Are there NIC emulations in the kernel with built-in rate limiting?  Or 
is that supposed to be strictly the province of qdiscs/filters?

I've been messing about with netperf in a VM using virtio_net, to which 
rate limiting has been applied to its corresponding vnetN interface - 
rate policing on vnetN ingress (the VM's outbound) and htb on the vnetN 
egress (the VM's inbound).

Looking at the "demo mode" output of netperf and a VM throttled to 800 
Mbit/s in each direction I see that inbound to the VM is quite steady 
over time - right at about 800 Mbit/s.  However, looking at that same 
sort of data for outbound from the VM shows considerable variability 
ranging anywhere from 700 to 900 Mbit/s (though the bulk of the 
variability is clustered more like 750 to 850.

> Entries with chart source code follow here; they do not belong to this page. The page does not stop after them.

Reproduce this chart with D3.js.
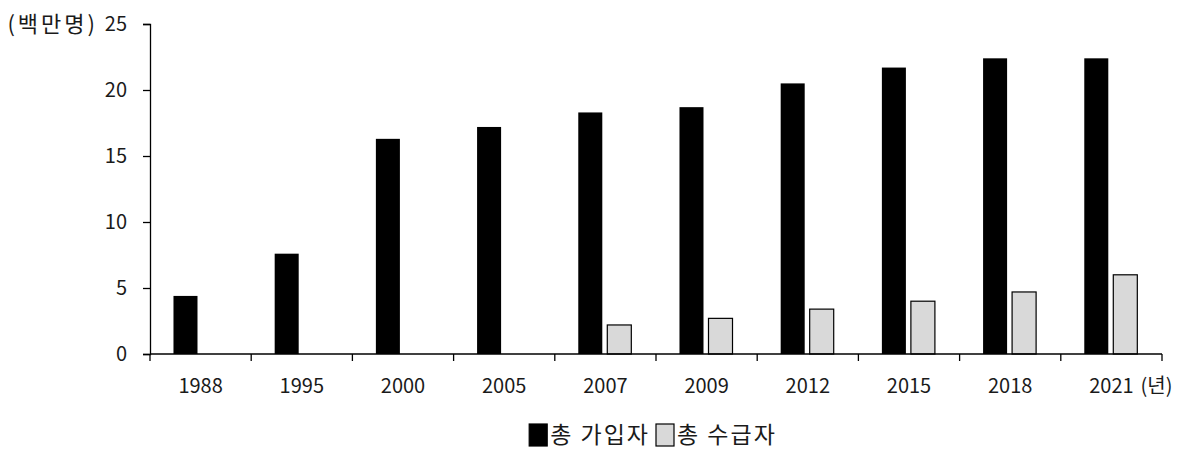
<!DOCTYPE html>
<html>
<head>
<meta charset="utf-8">
<script src="https://cdn.jsdelivr.net/npm/d3@7"></script>
<style>
  body { margin: 0; background: #fff; }
  text { font-family: "Noto Sans CJK KR", "Noto Sans", sans-serif; fill: #1a1a1a; }
</style>
</head>
<body>
<div id="chart"></div>
<script>
// 데이터
const years = ["1988", "1995", "2000", "2005", "2007", "2009", "2012", "2015", "2018", "2021"];
const subscribers = [4.4, 7.6, 16.3, 17.2, 18.3, 18.7, 20.5, 21.7, 22.4, 22.4];
const recipients = [null, null, null, null, 2.2, 2.7, 3.4, 4.0, 4.7, 6.0];
const seriesNames = ["총 가입자", "총 수급자"];
const yTicks = [0, 5, 10, 15, 20, 25];

const W = 1181, H = 449;
const margin = { top: 24, right: 19, bottom: 95, left: 150 },
  width = W - margin.left - margin.right,
  height = H - margin.top - margin.bottom;

const svg = d3.select("#chart").append("svg")
  .attr("width", W).attr("height", H);

const g = svg.append("g")
  .attr("transform", "translate(" + margin.left + "," + margin.top + ")");

const x0 = d3.scaleBand().domain(years).range([0, width]).padding(0);
const bw = x0.bandwidth();
const x1 = d3.scaleBand().domain([0, 1])
  .range([bw * 0.232, bw * 0.756]).paddingInner(0.172).paddingOuter(0);
const y = d3.scaleLinear().domain([0, 25]).range([height, 0]);

// 막대
const rows = years.map(function (yr, i) {
  return { year: yr, vals: [subscribers[i], recipients[i]] };
});

const groups = g.selectAll(".grp").data(rows).enter().append("g")
  .attr("transform", function (d) { return "translate(" + x0(d.year) + ",0)"; });

groups.selectAll("rect")
  .data(function (d) {
    return d.vals.map(function (v, k) { return { k: k, v: v }; })
      .filter(function (e) { return e.v != null; });
  })
  .enter().append("rect")
  .attr("x", function (e) { return x1(e.k); })
  .attr("width", x1.bandwidth())
  .attr("y", function (e) { return y(e.v); })
  .attr("height", function (e) { return height - y(e.v); })
  .attr("fill", function (e) { return e.k === 0 ? "#000" : "#d9d9d9"; })
  .attr("stroke", "#000")
  .attr("stroke-width", function (e) { return e.k === 0 ? 0 : 1.2; });

// y 축
const yAxis = g.append("g")
  .call(d3.axisLeft(y).tickValues(yTicks).tickSize(7).tickPadding(16));
yAxis.select(".domain").attr("stroke", "#000").attr("stroke-width", 1.3);
yAxis.selectAll(".tick line").attr("stroke", "#000").attr("stroke-width", 1.3);
yAxis.selectAll(".tick text").style("font-size", "20px").attr("fill", "#1a1a1a");

g.append("text")
  .attr("x", -52).attr("y", y(25)).attr("dy", "0.36em")
  .attr("text-anchor", "end")
  .style("font-size", "22px")
  .style("letter-spacing", "3px")
  .text("(백만명)");

// x 축
const xAxis = g.append("g").attr("transform", "translate(0," + height + ")");
xAxis.append("line")
  .attr("x1", 0).attr("x2", width)
  .attr("stroke", "#000").attr("stroke-width", 1.3);
xAxis.selectAll(".xt").data(d3.range(years.length + 1)).enter().append("line")
  .attr("x1", function (i) { return i * bw; })
  .attr("x2", function (i) { return i * bw; })
  .attr("y1", 0).attr("y2", 7)
  .attr("stroke", "#000").attr("stroke-width", 1.3);
const xl = xAxis.selectAll(".xl").data(years).enter().append("text")
  .attr("x", function (d) { return x0(d) + bw / 2; })
  .attr("y", 39)
  .attr("text-anchor", "middle")
  .style("font-size", "20px")
  .text(function (d) { return d; });

const lastLbl = xl.filter(function (d, i) { return i === years.length - 1; });
const lastW = lastLbl.node().getComputedTextLength();
xAxis.append("text")
  .attr("x", x0(years[years.length - 1]) + bw / 2 + lastW / 2 + 7)
  .attr("y", 39)
  .style("font-size", "20px")
  .text("(년)");

// 범례
const legend = svg.append("g");
const sw = 18, sh = 22;
let lx = 0;
seriesNames.forEach(function (name, k) {
  legend.append("rect")
    .attr("x", lx).attr("y", -sh / 2)
    .attr("width", sw).attr("height", sh)
    .attr("fill", k === 0 ? "#000" : "#d9d9d9")
    .attr("stroke", "#000").attr("stroke-width", 1.2);
  const t = legend.append("text")
    .attr("x", lx + sw + 3).attr("y", 0).attr("dy", "0.36em")
    .style("font-size", "23px")
    .style("letter-spacing", "2px")
    .text(name);
  lx += sw + 3 + t.node().getComputedTextLength() + 6;
});
const legW = lx - 6;
legend.attr("transform", "translate(" + (margin.left + width / 2 - legW / 2 - 3) + ",435)");
</script>
</body>
</html>
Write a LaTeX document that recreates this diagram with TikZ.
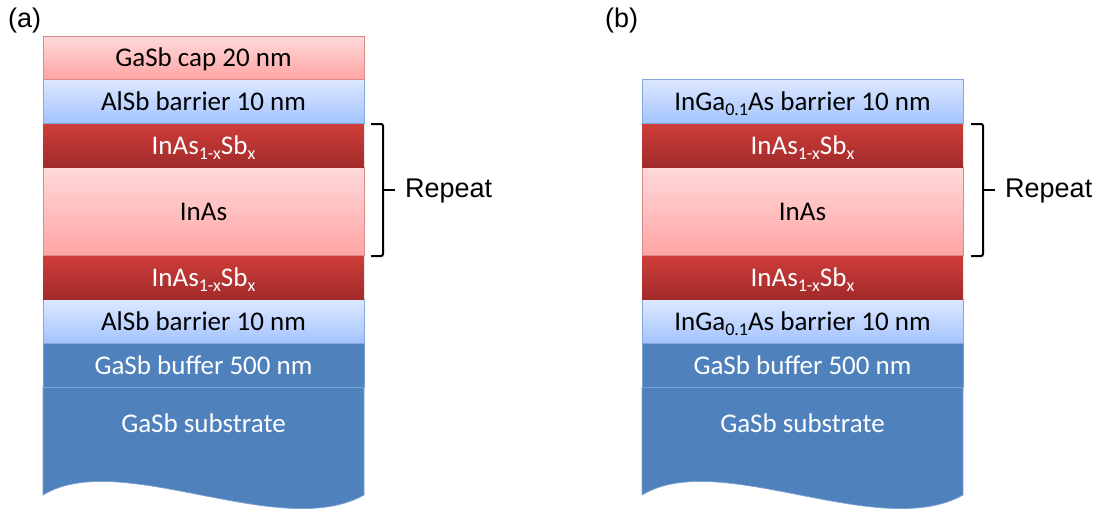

I was thinking that part of the reason may stem from the lack of direct 
feedback to the VM since the policing is on the vnetN interface and 
wondered if it might be "better" if the VM's outbound network rate were 
constrained not by an ingress policing filter on the vnetN interface but 
by the host/hypervisor/emulator portion of the NIC and how quickly it 
pulls packets from the tx queue.  That would allow the queue which 
built-up to be in the VM itself and would more accurately represent what 
a "real NIC" of that bandwidth would do.